En otros personajes clave de la tragedia estaban Julieta Egurrola, Lisa Owen, Érika de la Llave, Alejandro Calva -en sustitución de última hora del primer actor Alfredo Sevilla– y los ya mencionados Juan Manuel Bernal, Everardo Arzate y Fernando Becerril -después reemplazado por Oscar Narváez-.

Si bien se estrenó hasta 2005, en 2004 era por todos sabido que el eterno niño terrible del teatro mexicano, Juan José Gurrola, ensayaba un Hamlet que fue controvertido antes de su estreno y, al final de sus dos temporadas, histórico. La presencia de Daniel Giménez Cacho en el personaje protagónico y la noticia de la renuncia del primer actor Ignacio López Tarso durante el proceso de ensayos -era y es insólito que los medios de cultura dieran espacio a la renuncia de un actor a una obra de teatro- tras argumentar diferencias con el director, generó una amplia expectativa.

Una Dinamarca decadente y putrefacta fue el marco de todo un acontecimiento teatral: la traducción y versión del propio Juan José Gurrola -revisada por Raúl Falcó-. En escena, Giménez Cacho lograba la ácida profundidad del Príncipe. Por acuerdo con el director, la frase más célebre de Shakespeare “To be or not to be, that is the question”, era enunciada en el escena “¿Ser o no? Ser es el dilema”. La irreverencia y locura fingida del personaje central permeaba todo el montaje y al resto de los personajes, que Gurrola dotaba de un humor oscuro y una sensualidad sin tapujos.
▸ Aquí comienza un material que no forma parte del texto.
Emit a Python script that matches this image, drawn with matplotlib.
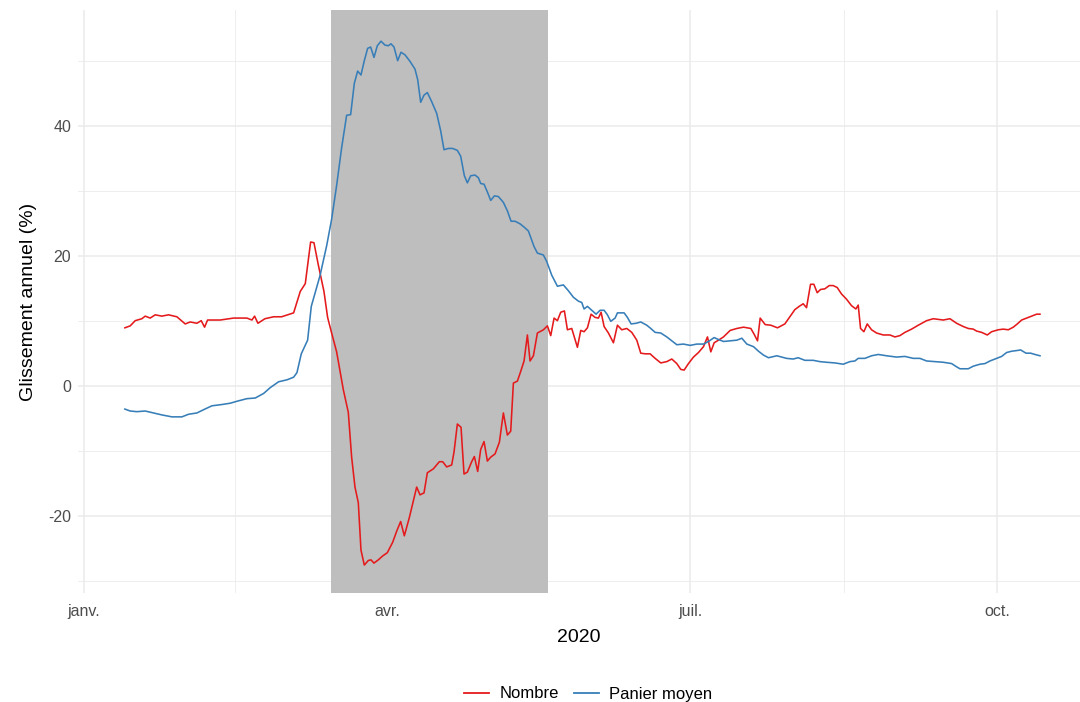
import matplotlib
matplotlib.use("Agg")
import matplotlib.pyplot as plt
import matplotlib.dates as mdates
from matplotlib.lines import Line2D
import numpy as np
import pandas as pd

plt.rcParams['font.family'] = ['Liberation Sans', 'DejaVu Sans']

# Days since 2020-01-01 and values (%)
nombre_jour = [12.4, 14, 15.5, 17.5, 18.5, 20, 21.5, 23.5, 25.5, 28, 30.5, 32, 34, 35.3, 36.3, 37.2,
               41, 45, 49, 50.5, 51.3, 52.3, 54.4, 57, 59.4, 63, 65, 66.5, 68.1, 69.1, 70.4, 72.1,
               73.2, 74.4, 75.9, 77.9, 79.4, 80.4, 81.4, 82.4, 83.2, 84.2, 85.4, 86.2, 87.1, 88.4,
               89.7, 91.1, 92.7, 93.9, 95.1, 96.2, 97.7, 98.9, 99.9, 100.9, 102.1, 103.1, 104.9,
               106.7, 107.7, 108.9, 110.4, 111.1, 112.1, 113.2, 114.1, 115.1, 116.4, 117.2, 118.2,
               119.1, 120.1, 121.1, 122.1, 123.4, 124.7, 125.9, 127.1, 128.1, 128.9, 130.1, 131.1,
               132.1, 133.1, 133.9, 134.9, 136.1, 137.9, 139.1, 140.1, 141.1, 142.1, 143.1, 144.2,
               145.1, 146.4, 148.1, 149.1, 150.1, 151.1, 152.2, 153.4, 154.4, 155.2, 156.1, 157.4,
               158.9, 160.1, 161.4, 162.9, 164.4, 165.9, 167.1, 168.4, 169.9, 171.4, 173.1, 174.9,
               176.4, 177.9, 179.1, 180.1, 181.4, 182.9, 184.4, 185.9, 187.1, 188.1, 189.1, 190.4,
               191.9, 193.9, 195.9, 197.9, 200.1, 201.1, 202.1, 202.9, 204.4, 206.1, 208.1, 210.3,
               211.8, 213.3, 214.6, 215.8, 216.8, 218, 219, 220, 221, 222.3, 223.6, 224.8, 226,
               227.3, 228.8, 230.3, 231.6, 232.3, 233, 234, 235, 236.3, 237.8, 239.8, 241.8, 243.3,
               244.8, 246.3, 248.3, 250.3, 252.8, 254.8, 257.8, 259.8, 261.8, 263.8, 265.3, 266.8,
               267.8, 269.3, 271, 272.3, 274.3, 275.8, 277.3, 278.8, 280, 281.3, 282.8, 284.3,
               285.8, 286.8]
nombre_val = [8.9, 9.2, 10, 10.3, 10.7, 10.4, 10.9, 10.7, 10.9, 10.6, 9.5, 9.8, 9.6, 10, 9, 10.1,
              10.1, 10.4, 10.4, 10.1, 10.7, 9.6, 10.3, 10.6, 10.6, 11.2, 14.5, 15.7, 22.1, 22, 18.6, 14.5,
              10.5, 8.1, 5.2, -0.6, -4.1, -11, -15.6, -18, -25.3, -27.6, -26.9, -26.8, -27.3, -26.8,
              -26.2, -25.7, -24.1, -22.4, -20.9, -23.1, -20.3, -17.7, -15.6, -16.8, -16.5, -13.4, -12.8,
              -11.7, -11.7, -12.5, -12.2, -10.2, -5.9, -6.4, -13.6, -13.3, -11.7, -10.9, -13.2,
              -9.8, -8.6, -11.6, -11, -10.5, -8.7, -4.2, -7.6, -7, 0.4, 0.7, 2.2,
              3.8, 7.8, 3.8, 4.6, 8.1, 8.6, 9.2, 7.7, 10.4, 10, 11.3, 11.5,
              8.6, 8.8, 5.9, 8.5, 8.3, 8.9, 11, 10.5, 10.4, 11.3, 9.1, 8.1,
              6.6, 9.3, 8.6, 8.8, 8.2, 7, 5, 4.9, 4.9, 4.2, 3.5, 3.7,
              4.1, 3.4, 2.5, 2.4, 3.4, 4.4, 5.1, 6, 7.5, 5.2, 6.6, 7,
              7.5, 8.5, 8.8, 9, 8.8, 7.9, 6.9, 10.4, 9.4, 9.3, 8.9, 9.5,
              10.6, 11.7, 12.2, 12.6, 12, 15.6, 15.6, 14.3, 14.8, 14.9, 15.4, 15.4, 15.1,
              14.1, 13.3, 12.3, 11.8, 12.4, 8.8, 8.3, 9.5, 8.6, 8.1, 7.8, 7.8, 7.5,
              7.7, 8.2, 8.7, 9.3, 10, 10.3, 10.1, 10.3, 9.6, 9.1, 8.8, 8.7,
              8.4, 8.2, 7.8, 8.3, 8.6, 8.7, 8.6, 9, 9.5, 10.1, 10.4, 10.7,
              11, 11]

panier_jour = [12.4, 14, 16, 18.5, 21, 23.5, 26.5, 29.5, 31.5, 34, 36, 38.5, 41.5, 44, 46, 49, 51.5,
               54, 56, 58.5, 61, 63, 64, 65.3, 67.2, 68.3, 70.9, 72.9, 74.4, 75.9, 77.4, 78.9, 80.1,
               81.2, 82.2, 83.2, 84.2, 85.2, 86.1, 87.1, 88.1, 89.2, 90.4, 91.4, 92.2, 93.1, 94.2,
               95.2, 96.4, 97.9, 99.4, 100.2, 101.1, 102.1, 103.1, 104.4, 105.9, 107.1, 108.1, 109.4,
               110.7, 112.1, 113.1, 114.2, 115.1, 116.1, 117.4, 118.4, 119.1, 120.1, 121.1, 122.1,
               123.2, 124.4, 125.9, 127.1, 128.2, 129.4, 130.9, 132.1, 133.4, 135.1, 136.1, 137.9,
               138.9, 140.4, 142.1, 143.9, 145.4, 146.9, 148.4, 149.4, 150.1, 151.1, 152.4, 153.7,
               154.9, 156.1, 157.1, 158.1, 159.4, 160.1, 162.1, 163.1, 164.2, 165.7, 167.1, 168.9,
               170.1, 171.4, 173.1, 174.9, 176.4, 177.9, 179.9, 181.9, 183.9, 185.9, 187.4, 189.1,
               190.4, 191.9, 193.9, 195.9, 197.4, 198.9, 200.9, 202.4, 203.9, 205.4, 207.9, 210.8,
               212.8, 214.3, 216.3, 218.8, 220.8, 222.8, 225.3, 227.8, 229.8, 231.3, 232.3, 234.3,
               236.3, 238.3, 240.8, 243.8, 246.3, 248.8, 250.8, 252.8, 255.3, 257.8, 260.3, 261.8,
               262.8, 265.3, 266.8, 268.8, 270.3, 271.8, 273.8, 275.3, 276.8, 278.3, 279.8, 281,
               282.6, 284, 285.3, 286.8]
panier_val = [-3.6, -3.9, -4, -3.9, -4.2, -4.5, -4.8, -4.8, -4.4, -4.2, -3.7, -3.1, -2.9, -2.7, -2.4, -2, -1.9,
              -1.2, -0.3, 0.6, 0.9, 1.3, 2, 4.9, 7, 12.2, 16.9, 21.5, 25.6, 30.8, 36.6, 41.6, 41.7,
              46.5, 48.4, 47.8, 50, 51.9, 52.1, 50.5, 52.3, 53, 52.4, 52.3, 52.6, 52.1, 50,
              51.3, 50.9, 49.9, 48.7, 47.1, 43.6, 44.7, 45.1, 43.7, 41.9, 39.2, 36.3, 36.5,
              36.5, 36.2, 35.3, 32.3, 31.2, 32.3, 32.4, 32, 31.1, 31, 29.8, 28.5,
              29.2, 29.1, 28.2, 26.9, 25.3, 25.3, 24.9, 24.4, 23.8, 21.4, 20.4, 20.1,
              19.1, 17, 15.3, 15.5, 14.6, 13.6, 13, 12.8, 11.8, 12.2, 11.6, 11,
              11.6, 11.6, 10.9, 9.9, 10.4, 11.2, 11.2, 10.5, 9.5, 9.6, 9.8, 9.3,
              8.8, 8.2, 8.1, 7.5, 6.9, 6.3, 6.4, 6.2, 6.4, 6.4, 6.8, 7.4,
              7.1, 6.8, 6.9, 7, 7.3, 6.4, 6, 5.3, 4.7, 4.3, 4.6, 4.2,
              4.1, 4.3, 3.9, 3.9, 3.7, 3.6, 3.5, 3.3, 3.7, 3.8, 4.2, 4.2,
              4.6, 4.8, 4.6, 4.4, 4.5, 4.2, 4.2, 3.8, 3.7, 3.6, 3.4, 2.9,
              2.6, 2.6, 3, 3.3, 3.4, 3.8, 4.2, 4.5, 5.1, 5.3, 5.4, 5.5,
              5, 5, 4.8, 4.6]

# Shaded period (days since 2020-01-01)
periode_debut = 74.2
periode_fin = 139.3

series_noms = ["Nombre", "Panier moyen"]
series_couleurs = ["#E41A1C", "#377EB8"]

origine = pd.Timestamp("2020-01-01")
def to_dates(jours):
    return origine + pd.to_timedelta(np.asarray(jours, dtype=float), unit="D")

fig = plt.figure(figsize=(10.8, 7.02), dpi=100)
ax = fig.add_axes([78/1080, 1 - 593/702, 1 - 78/1080, (593 - 10)/702])

grid_col = "#EBEBEB"
# grid
for v in [-20, 0, 20, 40]:
    ax.axhline(v, color=grid_col, lw=1.1, zorder=0)
for v in [-30, -10, 10, 30, 50]:
    ax.axhline(v, color=grid_col, lw=0.6, zorder=0)
major_dates = pd.to_datetime(["2020-01-01", "2020-04-01", "2020-07-01", "2020-10-01"])
minor_days = [45.5, 136.5, 228]
for d in major_dates:
    ax.axvline(d, color=grid_col, lw=1.1, zorder=0)
for d in to_dates(minor_days):
    ax.axvline(d, color=grid_col, lw=0.6, zorder=0)

ax.axvspan(to_dates([periode_debut])[0], to_dates([periode_fin])[0], color="#BEBEBE", lw=0, zorder=1)

ax.plot(to_dates(nombre_jour), nombre_val, color=series_couleurs[0], lw=1.15, zorder=3)
ax.plot(to_dates(panier_jour), panier_val, color=series_couleurs[1], lw=1.15, zorder=3)

ax.set_xlim(to_dates([-1.65])[0], to_dates([298.8])[0])
ax.set_ylim(-31.9, 57.8)

ax.set_yticks([-20, 0, 20, 40])
ax.set_yticklabels(["-20", "0", "20", "40"])
ax.set_xticks(major_dates)
ax.set_xticklabels(["janv.", "avr.", "juil.", "oct."])
ax.tick_params(axis="both", length=0, labelsize=11.5, labelcolor="#4D4D4D")
ax.tick_params(axis="x", pad=8)
ax.tick_params(axis="y", pad=5)
for s in ax.spines.values():
    s.set_visible(False)

ax.set_xlabel("2020", fontsize=14, color="black", labelpad=7)
ax.set_ylabel("Glissement annuel (%)", fontsize=14, color="black", labelpad=8)

handles = [Line2D([0], [0], color=c, lw=1.3) for c in series_couleurs]
fig.legend(handles, series_noms, loc="center", bbox_to_anchor=(588/1080, 1 - 694/702),
           ncol=2, frameon=False, fontsize=12, handlelength=1.5, handletextpad=0.6,
           columnspacing=0.9)

fig.savefig("out.png", dpi=100)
Primero en el Teatro Carlos Lazo de la Facultad de Arquitectura de la UNAM -el alma máter de Gurrola, allí donde todo había empezado- y después en el Teatro Hidalgo, sucedía un montaje de 4 horas de duración, basado en un juego en el que el pasado más remoto se mezclaba con el presente más vivo a través del lenguaje de la traducción, la escenografía, el vestuario y la musicalización. Rogelio Guerra primero y Enrique Arreola después encarnaron al Rey Claudio, mientras Nora Manneck, Edwarda Gurrola y Farnesio de Bernal incorporaban, lúdicos y perturbadores, a la Reina Gertrudis, a Ofelia y a Polonio.

En 2004, William Shakespeare cumplía 440 años de ser el paradigma del autor universal. Y México no fue la excepción para celebrarlo por todo lo alto, desde la lengua española y con varios de los más destacados creadores escénicos que han dado consistencia a nuestras tablas.

Controvertidos, elogiados, polémicos, destazados por la crítica, aplaudidos por el público, referentes para las generaciones que los sucedieron, éstos montajes dieron muestra de que William Shakespeare va más, mucho más allá, de ser un nombre muy famoso: se trata de todo un mundo, inagotable y, por ello, permisible de que se haga y se deshaga con él, por él y para él. Y para el público, que siempre se quedará con alguna frase, con algún momento shakesperiano, para reflejarse en él. Y para aplicarlo en su vida.